■ Task to carry out
Copy each line of the records that holds the string "with".

■ Record list
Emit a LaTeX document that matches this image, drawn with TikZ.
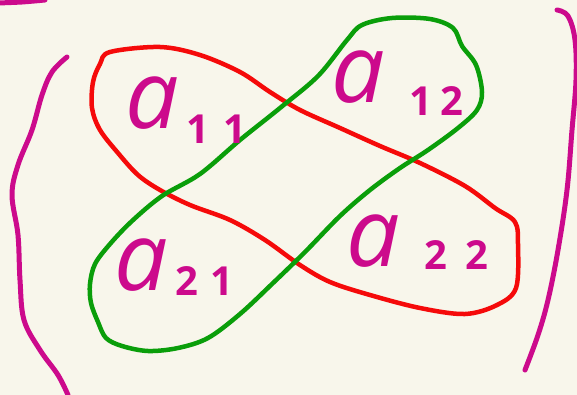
* * *
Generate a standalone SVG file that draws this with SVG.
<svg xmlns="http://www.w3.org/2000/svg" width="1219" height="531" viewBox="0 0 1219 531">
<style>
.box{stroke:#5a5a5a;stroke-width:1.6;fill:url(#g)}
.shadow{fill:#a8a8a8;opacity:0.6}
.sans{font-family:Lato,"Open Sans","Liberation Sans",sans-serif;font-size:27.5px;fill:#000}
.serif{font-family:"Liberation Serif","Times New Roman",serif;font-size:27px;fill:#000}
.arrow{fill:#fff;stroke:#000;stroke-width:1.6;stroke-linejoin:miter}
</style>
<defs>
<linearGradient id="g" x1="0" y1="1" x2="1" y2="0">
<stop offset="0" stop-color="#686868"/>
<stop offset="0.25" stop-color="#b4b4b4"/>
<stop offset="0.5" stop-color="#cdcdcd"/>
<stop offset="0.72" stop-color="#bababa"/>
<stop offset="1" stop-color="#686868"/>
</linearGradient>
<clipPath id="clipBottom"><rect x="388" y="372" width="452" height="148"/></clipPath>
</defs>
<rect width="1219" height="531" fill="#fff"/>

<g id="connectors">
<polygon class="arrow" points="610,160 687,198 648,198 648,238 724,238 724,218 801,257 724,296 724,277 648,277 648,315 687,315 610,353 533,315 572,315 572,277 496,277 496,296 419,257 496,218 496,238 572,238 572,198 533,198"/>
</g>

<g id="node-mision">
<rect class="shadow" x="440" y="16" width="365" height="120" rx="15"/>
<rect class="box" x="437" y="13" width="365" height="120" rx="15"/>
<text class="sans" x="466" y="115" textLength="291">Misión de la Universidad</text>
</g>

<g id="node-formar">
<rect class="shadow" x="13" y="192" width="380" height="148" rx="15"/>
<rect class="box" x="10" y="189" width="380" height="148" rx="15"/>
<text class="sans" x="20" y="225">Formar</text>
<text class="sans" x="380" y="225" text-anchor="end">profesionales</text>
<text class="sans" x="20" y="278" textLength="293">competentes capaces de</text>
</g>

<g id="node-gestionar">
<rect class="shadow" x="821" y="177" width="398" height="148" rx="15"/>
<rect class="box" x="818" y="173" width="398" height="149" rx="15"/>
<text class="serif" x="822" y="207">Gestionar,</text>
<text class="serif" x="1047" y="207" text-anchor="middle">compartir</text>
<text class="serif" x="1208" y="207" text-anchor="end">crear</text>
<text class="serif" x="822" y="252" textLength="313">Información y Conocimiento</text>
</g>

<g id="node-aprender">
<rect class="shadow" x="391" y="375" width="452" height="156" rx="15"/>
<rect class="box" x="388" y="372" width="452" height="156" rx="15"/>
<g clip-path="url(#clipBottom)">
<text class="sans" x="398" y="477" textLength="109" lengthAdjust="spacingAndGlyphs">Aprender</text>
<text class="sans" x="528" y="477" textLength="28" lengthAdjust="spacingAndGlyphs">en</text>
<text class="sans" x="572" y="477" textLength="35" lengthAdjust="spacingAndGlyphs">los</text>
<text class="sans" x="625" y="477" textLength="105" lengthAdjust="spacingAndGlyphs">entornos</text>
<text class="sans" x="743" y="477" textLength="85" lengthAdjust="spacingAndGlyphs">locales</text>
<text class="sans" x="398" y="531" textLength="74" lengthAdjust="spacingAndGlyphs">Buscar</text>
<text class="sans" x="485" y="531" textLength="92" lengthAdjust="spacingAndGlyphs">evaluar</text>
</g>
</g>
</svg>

■ Solution
Emit a LaTeX document that matches this image, drawn with TikZ.
Generate a standalone SVG file that draws this with SVG.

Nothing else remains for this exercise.